Assuming you know what selectors to use, here is what clicking inside of a nested iframe might look like with playwright:
const inner: FrameLocator = page .frameLocator('iframe.lvl1') // level 1 .frameLocator('iframe.lvl2') // level 2 .frameLocator('iframe.lvl3'); // level 3 – form lives here await inner.locator('button[type="submit"]').click();
The Solution: One Tree to Rule them all
Previously, Stagehand only operated on the root DOM. Now, Stagehand systematically traverses through every frame, both same-process and out-of-process iframes (OOPIF). This traversal is done through a depth-first search:
- We start at the main document and recursively explore each child frame.
- For each frame, we capture its accessibility tree and calculate an absolute XPath pointing to its iframe element within the parent frame.
- We construct a snapshot containing each frame’s simplified tree (hierarchical string representation), XPath mappings, and URL mappings.
- Each snapshot is tagged with a unique EncodedId—combining a frame ordinal and node ID—to guarantee global uniqueness.
- Finally, these snapshots are stitched together into a single, combined accessibility tree. The resulting unified representation ensures all elements, regardless of nesting depth, are accurately identifiable and interactable by Stagehand.
Globally Unique IDs
To preserve uniqueness of nodes across iframes, we assign each one a simple composite ID: a frame ordinal combined with its backend node ID. This gives us a stable way to distinguish otherwise identical node IDs that come from different frames.
Deep XPath Locator
To reliably find elements within nested iframes, we added a “deep” XPath locator. It works by breaking the XPath into chunks, and every time it hits an <iframe>
step (like /.../iframe[2]/../...
), it uses Playwright’s frameLocator() to descend into that frame. It then continues building the path inside that new context. For an XPath like /html/body/iframe[2]/iframe[1]/div[3]
, the deep locator would handle each iframe hop internally and return a working Playwright Locator for the final element.
CDP Session Management
We updated how CDP sessions are managed by tying each session directly to its corresponding Page or Frame. Internally, we use a WeakMap to store sessions per frame, so we can easily look them up when needed without keeping extra references around. This makes it easier to send CDP commands to the right frame, especially when dealing with nested or out-of-process iframes.
End-User Impact
extract
now sees everything.observe
produces xpaths for elements across all frames.act
can traverse and act upon elements across all frames.

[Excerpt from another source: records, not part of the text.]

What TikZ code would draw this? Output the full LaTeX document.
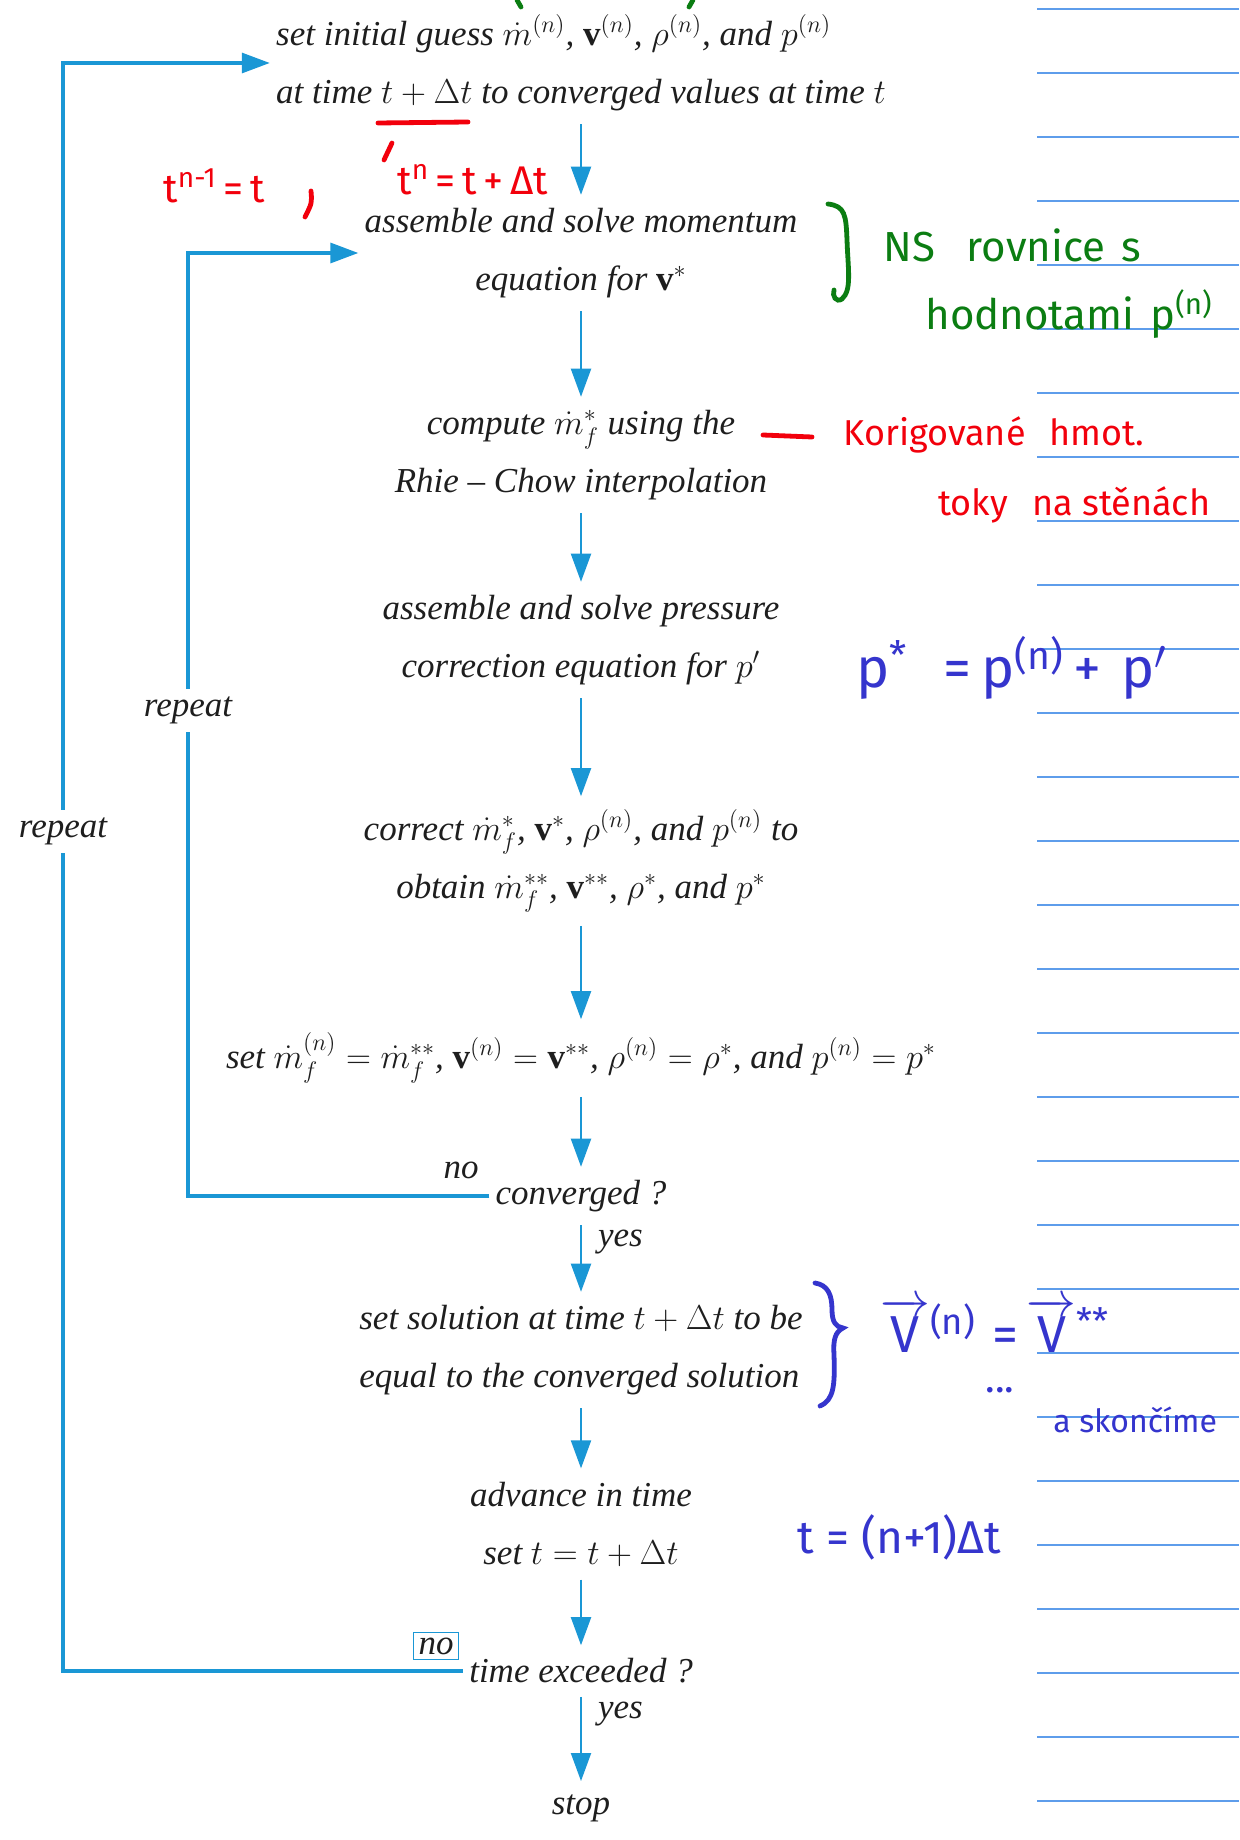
\documentclass[tikz,border=0pt]{standalone}
\usepackage{amsmath}
\usepackage{fontspec}
\setmainfont{Liberation Serif}
\newfontfamily\hand{Fira Sans}
\usetikzlibrary{arrows.meta}
\definecolor{flowblue}{HTML}{1A97D5}
\definecolor{ruleblue}{HTML}{5E9DEB}
\definecolor{inkred}{HTML}{F2000C}
\definecolor{inkgreen}{HTML}{0B7D12}
\definecolor{inkblue}{HTML}{3535CD}
\definecolor{print}{HTML}{1E1E1E}

\begin{document}
\begin{tikzpicture}[x=0.5pt,y=-0.5pt,
  stage/.style={align=center,inner xsep=3pt,inner ysep=6.5pt,text=print,
                font=\fontsize{17.5}{29}\selectfont\itshape},
  tag/.style={inner xsep=1pt,inner ysep=4pt,text=print,font=\fontsize{17.5}{20}\selectfont\itshape},
  fwd/.style={-{Triangle[length=14pt,width=10pt]},line width=1pt,draw=flowblue},
  backline/.style={-{Triangle[length=14pt,width=10pt]},line width=1.6pt,draw=flowblue},
  ink/.style={inner sep=0pt,anchor=west,font=\hand\fontsize{#1}{#1}\selectfont},
  stroke/.style={line width=2.4pt,line cap=round}]
  \path[use as bounding box,fill=white] (0,0) rectangle (1239,1840);

  \foreach \k in {0,...,28}
    \draw[ruleblue,line width=1pt] (1037,{9.4+64*\k}) -- (1239,{9.4+64*\k});

  \node[stage,align=left] (init) at (581,63)
       {set initial guess $\dot{m}^{(n)}$, $\mathbf{v}^{(n)}$, $\rho^{(n)}$, and $p^{(n)}$\\
        at time $t+\Delta t$ to converged values at time $t$};
  \node[stage] (mom) at (581,253) {assemble and solve momentum\\equation for $\mathbf{v}^{*}$};
  \node[stage] (rhie) at (581,455) {compute $\dot{m}^{*}_{f}$ using the\\Rhie – Chow interpolation};
  \node[stage] (press) at (581,640) {assemble and solve pressure\\correction equation for $p'$};
  \node[stage] (corr) at (581,861)
       {correct $\dot{m}^{*}_{f}$, $\mathbf{v}^{*}$, $\rho^{(n)}$, and $p^{(n)}$ to\\
        obtain $\dot{m}^{**}_{f}$, $\mathbf{v}^{**}$, $\rho^{*}$, and $p^{*}$};
  \node[stage] (setn) at (581,1058)
       {set $\dot{m}^{(n)}_{f}=\dot{m}^{**}_{f}$, $\mathbf{v}^{(n)}=\mathbf{v}^{**}$, $\rho^{(n)}=\rho^{*}$, and $p^{(n)}=p^{*}$};
  \node[stage] (conv) at (581,1196) {converged ?};
  \node[stage,align=left] (sol) at (581,1350) {set solution at time $t+\Delta t$ to be\\equal to the converged solution};
  \node[stage] (adv) at (581,1524) {advance in time\\set $t=t+\Delta t$};
  \node[stage] (texc) at (581,1671) {time exceeded ?};
  \node[stage] (stop) at (581,1808) {stop};

  \draw[fwd] (init) -- (mom);
  \draw[fwd] (mom) -- (rhie);
  \draw[fwd] (rhie) -- (press);
  \draw[fwd] (press) -- (corr);
  \draw[fwd] (corr) -- (setn);
  \draw[fwd] (setn) -- (conv);
  \draw[fwd] (conv) -- node[tag,right=7pt,pos=0.25] {yes} (sol);
  \draw[fwd] (sol) -- (adv);
  \draw[fwd] (adv) -- (texc);
  \draw[fwd] (texc) -- node[tag,right=7pt,pos=0.2] {yes} (stop);

  \coordinate (inner) at (188,0);
  \coordinate (outer) at (63,0);
  \draw[backline] (conv.west) -- (conv.west -| inner)
     -- node[tag,fill=white,pos=0.515] {repeat} (inner |- mom.west) -- (mom.west);
  \draw[backline] (texc.west) -- (texc.west -| outer)
     -- node[tag,fill=white,pos=0.522] {repeat} (outer |- init.west) -- (init.west);
  \node[tag] (nofirst) at (461,1170) {no};
  \node[tag,draw=flowblue,line width=0.6pt,inner xsep=2.5pt,inner ysep=2.5pt] (nosecond) at (436,1646) {no};

  \draw[inkgreen,stroke] (517,0) -- (521,7);
  \draw[inkgreen,stroke] (693,0) -- (689,7);
  \draw[inkgreen,stroke] (828,204) .. controls (845,206) and (846,215) .. (847,240)
     .. controls (848,270) and (852,290) .. (842,299) .. controls (836,303) and (832,296) .. (834,290);
  \node[ink=21,text=inkgreen] (ns) at (883,245) {NS\hspace{16pt}rovnice\hspace{8pt}s};
  \node[ink=21,text=inkgreen] (hodn) at (925,314) {hodnotami\hspace{8pt}p\textsuperscript{(n)}};

  \draw[inkred,stroke] (378,123) -- (468,122);
  \draw[inkred,stroke] (392,143) -- (384,160);
  \draw[inkred,stroke] (311,191) .. controls (312,203) .. (305,217);
  \node[ink=20,text=inkred] (tprev) at (163,186) {t\textsuperscript{n-1}\,=\,t};
  \node[ink=20,text=inkred] (tnext) at (397,180) {t\textsuperscript{n}\,=\,t\,+\,Δt};
  \draw[inkred,stroke] (763,435) -- (812,437);
  \node[ink=18,text=inkred] (korig) at (843,435) {Korigované\hspace{12pt}hmot.};
  \node[ink=18,text=inkred] (toky) at (938,505) {toky\hspace{12pt}na stěnách};

  \node[ink=28,text=inkblue] (pstar) at (856,668)
       {p\textsuperscript{*}\hspace{18pt}=\,p\textsuperscript{(n)}\,+\hspace{10pt}p$'$};
  \draw[inkblue,stroke] (815,1283) .. controls (828,1285) and (832,1295) .. (832,1310)
     .. controls (832,1322) and (836,1327) .. (843,1328) .. controls (835,1332) and (833,1340) .. (834,1355)
     .. controls (835,1385) and (834,1400) .. (820,1406);
  \node[ink=26,text=inkblue] (vn) at (880,1325)
       {$\overrightarrow{\mbox{V}}$\textsuperscript{(n)}\hspace{8pt}=\,$\overrightarrow{\mbox{V}}$\textsuperscript{**}};
  \node[ink=20,text=inkblue] (dots) at (985,1390) {...};
  \node[ink=16,text=inkblue] (skonc) at (1053,1420) {a skončíme};
  \node[ink=23,text=inkblue] (tn) at (797,1537) {t = (n+1)Δt};
\end{tikzpicture}
\end{document}
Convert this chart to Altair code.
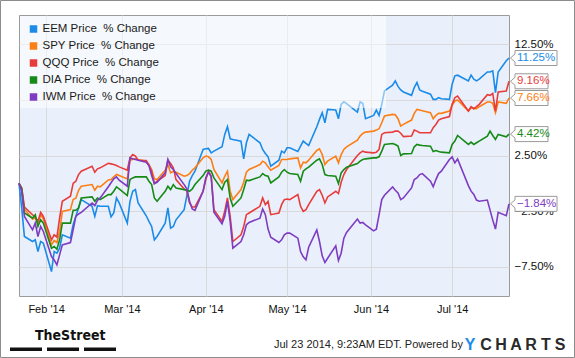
import altair as alt
import pandas as pd

# ---------------- data ----------------
series = ["EEM", "SPY", "QQQ", "DIA", "IWM"]
colors = ["#1a8be8", "#fd7e14", "#e83c3c", "#168a16", "#7d3cc2"]

holidays = ["2014-02-17", "2014-04-18", "2014-05-26", "2014-07-04"]
dates = [d.strftime("%Y-%m-%d") for d in
         pd.bdate_range("2014-01-22", "2014-07-22", freq="C", holidays=holidays)]

eem = [0, -2.2, -4.77, -5.22, -5.07, -6.12, -5.22, -5.37,
       -7.92, -6.12, -6.27, -5.82, -4.62, -4.92, -3.72, -2.96, -2.21, -1.46, -2.06, -2.96, -2.0, -2.06, -2.06, -3.0, -2.66, -1.31, -1.76,
       -3.57, -1.61, -0.71, -0.56, -1.76, -2.91, -3.42, -3.87, -5.07, -4.77, -3.57, -2.21, -4.02, -3.87, -3.27, -2.36, -1.1, 0.19, 0.7, 1.09, 3.04,
       3.1, 3.13, 2.74, 2.89, 3.28, 4.39, 5.08, 4.0, 3.94, 3.79, 2.2, 3.64, 4.39, 3.64, 3.04, 2.68, 2.38, 1.54, 2.08, 2.89, 2.74,
       3.19, 3.19, 2.86, 3.34, 3.79, 3.58, 3.4, 5.08, 5.74, 6.34, 5.44, 6.64, 6.58, 5.8, 7.09, 7.33, 7.15, 6.4, 7.3, 7.18, 5.8,
       6.1, 6.58, 6.1, 7.09, 8.3, 8.81, 9.2, 8.7, 8.38, 8.2, 7.9, 8.6, 9.05, 8.38, 8.26, 8.0, 7.54, 7.54, 7.69, 7.6, 7.54,
       8.9, 9.65, 9.71, 9.2, 9.71, 9.35, 9.2, 9.35, 10.0, 10.0, 10.1, 8.14, 10.0, 11.0, 11.25]

spy = [0, -0.41, -2.3, -3.2, -3.1, -3.57, -2.82, -3.2,
       -5.52, -5.13, -5.31, -4.32, -2.52, -2.36, -1.46, -1.34, -0.62, -0.26, -0.11, -0.62, -0.26, -0.32, 0.3, 0.34, 0.58, 0.8, 0.7,
       0.4, 2.08, 2.14, 2.2, 2.14, 1.99, 1.69, 1.24, 0.4, 0.34, 1.18, 1.69, 0.94, 1.09, 1.0, 0.64, 0.7, 0.88, 1.18, 1.39, 2.29,
       2.45, 2.38, 2.14, 1.24, 0.04, 0.64, 1.09, -0.71, -1.46, -0.56, 0.1, 1.0, 1.24, 1.69, 1.99, 1.84, 1.48, 1.18, 1.6, 2.14, 2.14,
       2.14, 2.2, 2.29, 1.39, 1.9, 1.84, 2.08, 2.95, 3.1, 2.59, 1.69, 1.99, 2.44, 1.84, 2.59, 3.04, 3.28, 3.88, 4.24, 4.48, 4.6,
       4.69, 4.78, 4.9, 5.44, 6.04, 6.19, 6.15, 5.8, 5.14, 5.29, 5.68, 6.28, 6.64, 6.58, 6.52, 6.34, 5.8, 6.1, 6.28, 6.28, 6.49,
       7.0, 7.39, 7.48, 6.49, 6.79, 6.7, 6.7, 6.88, 7.3, 7.3, 7.18, 6.34, 7.3, 7.18, 7.66]

qqq = [0, -0.41, -2.12, -2.82, -3.03, -3.42, -2.61, -2.97,
       -5.07, -4.62, -4.83, -3.12, -1.61, -1.16, 0.0, 0.19, 0.79, 1.09, 1.54, 1.0, 1.3, 1.39, 1.8, 1.75, 1.69, 1.6, 1.48,
       1.18, 2.29, 2.59, 2.44, 2.08, 2.05, 1.6, 1.09, -0.02, 0.19, 0.7, 2.08, 1.78, 1.39, 0.34, -0.5, -0.71, -1.76, -2.12, -2.12, -0.71,
       0.34, 1.09, 0.64, -2.36, -3.42, -2.51, -1.31, -2.96, -5.22, -4.62, -3.87, -2.81, -2.66, -2.06, -1.31, -1.91, -1.61, -2.81, -2.66, -1.91, -1.46,
       -1.4, -1.46, -1.01, -2.06, -2.52, -2.36, -1.91, -0.71, -0.56, -1.07, -1.76, -1.22, -0.71, -0.92, 0.1, 0.79, 1.24, 2.5, 2.74, 2.89, 2.8,
       2.74, 2.8, 3.04, 4.39, 4.54, 4.6, 4.69, 4.7, 4.5, 4.2, 4.25, 4.78, 4.69, 4.54, 4.54, 4.54, 5.0, 5.29, 5.68, 5.8, 6.0,
       7.09, 7.69, 7.84, 6.49, 6.88, 6.7, 6.88, 7.09, 7.96, 7.9, 8.08, 6.49, 8.2, 8.29, 9.16]

dia = [0, -0.5, -2.66, -3.12, -2.82, -3.87, -3.27, -3.57,
       -5.82, -5.67, -5.91, -5.07, -3.57, -3.57, -2.42, -2.42, -2.21, -1.31, -1.22, -1.61, -1.31, -1.46, -1.0, -1.01, -0.71, -0.32, -0.5,
       -1.1, 0.34, 0.49, 0.58, 0.58, 0.58, 0.19, -0.11, -1.31, -1.61, -0.71, -0.26, -0.56, -0.11, -0.41, -0.56, -0.62, -0.71, -0.5, -0.11, 0.7,
       1.1, 1.18, 1.09, 0.49, -0.56, 0.1, 0.34, -1.31, -2.06, -1.31, -0.56, 0.28, 0.25, 0.58, 0.88, 0.7, 0.64, 0.04, 0.58, 1.0, 1.24,
       1.0, 0.88, 0.8, 0.19, 1.09, 1.3, 1.45, 2.08, 2.2, 1.69, 0.79, 0.7, 0.64, -0.02, 0.94, 1.24, 1.45, 1.78, 1.99, 2.14, 2.2,
       2.29, 2.29, 2.38, 2.89, 3.49, 3.58, 3.49, 3.34, 2.5, 2.65, 2.68, 3.28, 3.49, 3.43, 3.4, 3.34, 2.86, 2.95, 2.86, 2.8, 2.74,
       3.49, 3.79, 4.3, 3.49, 3.7, 3.49, 3.64, 3.79, 4.24, 4.69, 4.3, 3.94, 4.39, 4.18, 4.42]

iwm = [0, -0.71, -2.97, -4.17, -3.57, -4.77, -3.87, -4.32,
       -6.57, -6.87, -7.32, -6.42, -5.52, -5.31, -4.17, -2.97, -2.75, -2.6, -1.76, -2.0, -1.52, -1.31, -0.3, 0.05, 0.4, 0.58, 0.28,
       -0.26, 2.29, 2.2, 2.14, 2.08, 1.9, 1.6, 0.7, -0.02, 0.1, 0.94, 2.14, 1.48, 1.24, 0.88, -0.11, -0.5, -1.61, -2.3, -2.42, -0.71,
       0.5, 1.0, 0.58, -2.6, -3.62, -2.96, -1.61, -3.42, -5.82, -5.22, -4.62, -3.72, -3.51, -3.12, -2.3, -2.81, -4.1, -4.83, -5.31, -5.07, -4.62,
       -4.47, -4.47, -4.92, -6.12, -6.6, -6.87, -5.73, -4.17, -5.22, -6.51, -7.11, -6.72, -5.61, -6.93, -6.27, -4.92, -4.41, -3.21, -3.57, -3.51, -3.72,
       -4.26, -4.11, -2.82, -1.46, -1.07, -0.32, -0.62, -0.86, -1.46, -1.31, -0.41, 0.34, 0.49, 0.79, 0.88, 0.19, -0.3, 0.34, 0.88, 1.09, 2.14,
       2.38, 1.84, 2.2, -0.2, -0.7, -1.0, -1.5, -1.6, -1.5, -2.4, -3.3, -4.1, -2.6, -2.9, -1.84]

values = {"EEM": eem, "SPY": spy, "QQQ": qqq, "DIA": dia, "IWM": iwm}

y_ticks = [-7.5, -2.5, 2.5, 7.5, 12.5]
month_ticks = [(2014, m) for m in [2, 3, 4, 5, 6, 7]]
footer_text = "Jul 23 2014, 9:23AM EDT. Powered by"
brand_letters = list("YCHARTS")
logo_text = "TheStreet"

# ---------------- build tables ----------------
rows = []
for s_i, s in enumerate(series):
    for d, v in zip(dates, values[s]):
        rows.append({"date": d, "pct": v, "series": s, "order": s_i})
df = pd.DataFrame(rows)
last = df[df["date"] == dates[-1]].reset_index(drop=True)

FONT = "Liberation Sans"
W, H = 490, 281

x_enc = alt.X(
    "date:T",
    scale=alt.Scale(type="utc", domain=[alt.DateTime(year=2014, month=1, date=22, utc=True),
                                        alt.DateTime(year=2014, month=7, date=22, utc=True)]),
    axis=alt.Axis(values=[alt.DateTime(year=y, month=m, date=1, utc=True) for y, m in month_ticks],
                  format="%b '%y", labelAngle=0, title=None, ticks=False, domain=False,
                  grid=True, gridColor="#d9d9d9", gridWidth=1, labelPadding=7,
                  labelFontSize=11, labelColor="#111", labelFont=FONT,
                  labelOverlap=False, labelFlush=False),
)
y_enc = alt.Y(
    "pct:Q",
    scale=alt.Scale(domain=[-10.11, 15.11], nice=False, zero=False),
    axis=alt.Axis(orient="right", values=y_ticks,
                  labelExpr="format(datum.value, '.2f') + '%'",
                  title=None, ticks=False, domain=False, grid=True,
                  gridColor="#d9d9d9", gridWidth=1, labelPadding=5,
                  labelFontSize=11.5, labelColor="#111", labelFont=FONT),
)
color_enc = alt.Color("series:N", scale=alt.Scale(domain=series, range=colors), legend=None)

lines = alt.Chart(df).mark_line(strokeWidth=1.6).encode(
    x=x_enc, y=y_enc, color=color_enc, detail="series:N",
    order=alt.Order("date:T"),
)

one = pd.DataFrame({"k": [0]})

layers = [lines]

# legend box (semi-transparent white)
layers.append(alt.Chart(one).mark_rect(fill="white", fillOpacity=0.5).encode(
    x=alt.value(1), x2=alt.value(367), y=alt.value(1), y2=alt.value(93)))

for i, (s, c) in enumerate(zip(series, colors)):
    yy = 14 + 17 * i
    layers.append(alt.Chart(one).mark_square(size=56, color=c, opacity=1).encode(
        x=alt.value(14.5), y=alt.value(yy)))
    layers.append(alt.Chart(one).mark_text(
        text=s + " Price\u00a0 % Change", align="left", baseline="middle",
        fontSize=11.5, font=FONT, color="#1a1a1a").encode(
        x=alt.value(23.5), y=alt.value(yy)))

# value flags at right
FLAG_WIDE = "M1.5,0 L6,-4 L6,-7.5 L48,-7.5 L48,7.5 L6,7.5 L6,4 Z"
FLAG_NARROW = "M1.5,0 L6,-4 L6,-7.5 L39,-7.5 L39,7.5 L6,7.5 L6,4 Z"
for s, c in zip(series, colors):
    sub = last[last["series"] == s]
    lab = "%.2f%%" % sub["pct"].iloc[0]
    shape = FLAG_WIDE if len(lab) >= 6 else FLAG_NARROW
    layers.append(alt.Chart(sub).mark_point(
        shape=shape, size=4, filled=True, fill="white", stroke="#9a9a9a",
        strokeWidth=1, opacity=1, fillOpacity=1, strokeOpacity=1).encode(
        x=alt.X("date:T"), y=alt.Y("pct:Q")))
    layers.append(alt.Chart(sub).transform_calculate(
        lbl="format(datum.pct, '.2f') + '%'").mark_text(
        align="left", baseline="middle", dx=8, fontSize=11.5, font=FONT, color=c).encode(
        x=alt.X("date:T"), y=alt.Y("pct:Q"), text="lbl:N"))

# footer
layers.append(alt.Chart(one).mark_text(
    text=logo_text, align="left", baseline="middle", fontSize=14, fontWeight="bold",
    font="DejaVu Sans Condensed, Liberation Sans", color="#111").encode(
    x=alt.value(16), y=alt.value(321)))
for x0 in [-9, 28, 65]:
    layers.append(alt.Chart(one).mark_rect(color="#111").encode(
        x=alt.value(x0), x2=alt.value(x0 + 32), y=alt.value(332.5), y2=alt.value(336)))
layers.append(alt.Chart(one).mark_text(
    text=footer_text, align="left", baseline="middle", fontSize=11,
    font=FONT, color="#222").encode(x=alt.value(255), y=alt.value(330)))
brand_x = [451, 467, 482, 497, 512, 527, 541]
for ch, bx in zip(brand_letters, brand_x):
    layers.append(alt.Chart(one).mark_text(
        text=ch, align="center", baseline="middle", fontSize=16, fontWeight="bold",
        font=FONT, color="#1a8be8" if ch == "Y" else "#2a2a2a").encode(
        x=alt.value(bx), y=alt.value(330)))

# outer frame
layers.append(alt.Chart(one).mark_rect(fill=None, stroke="#8c8c8c", strokeWidth=1).encode(
    x=alt.value(-18.5), x2=alt.value(555.5), y=alt.value(-14.5), y2=alt.value(342.5)))

chart = alt.layer(*layers).properties(
    width=W, height=H,
    padding={"left": 19, "top": 15, "right": 66, "bottom": 62},
    autosize="none", background="white",
).configure_view(fill="#eaf0fb", stroke="#9b9b9b", strokeWidth=1)

chart.save("out.html", embed_options={"renderer": "svg", "actions": False})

Most of all, you don’t need to think about any of it—unless you want to.
What’s Next?
The next step is to skip empty iframes entirely. If an frame doesn’t have meaningful content, there’s no reason to waste time indexing it.
But for now, we’re just excited that you no longer have to worry about what kitchen your ingredients are in. Stagehand just lets you cook.
If you’ve been waiting for iframe support—this is it.
Footnotes
- Managing "contexts" is essentially managing the environment or scope in which browser commands run. In CDP, a context usually refers to an individual browsing context such as a specific webpage or iframe, each requiring its own unique CDP session to control it independently. When switching between Playwright frames, Playwright abstracts this complexity by automatically switching contexts behind the scenes. However, Playwright does not directly provide the ability to send CDP commands that are scoped to a frame. Which means you lose Playwright's automated context handling, forcing you to manually track each individual session context for commands to reach the correct iframe.
- The Chrome DevTools Protocol (CDP) is Chrome’s remote-debugging API. It exposes the same low-level hooks that power the DevTools UI, but over a public, JSON-RPC API. This allows external programs to inspect, control, and automate Chrome browsers directly. Playwright itself uses CDP internally when interacting with Chromium-based browsers.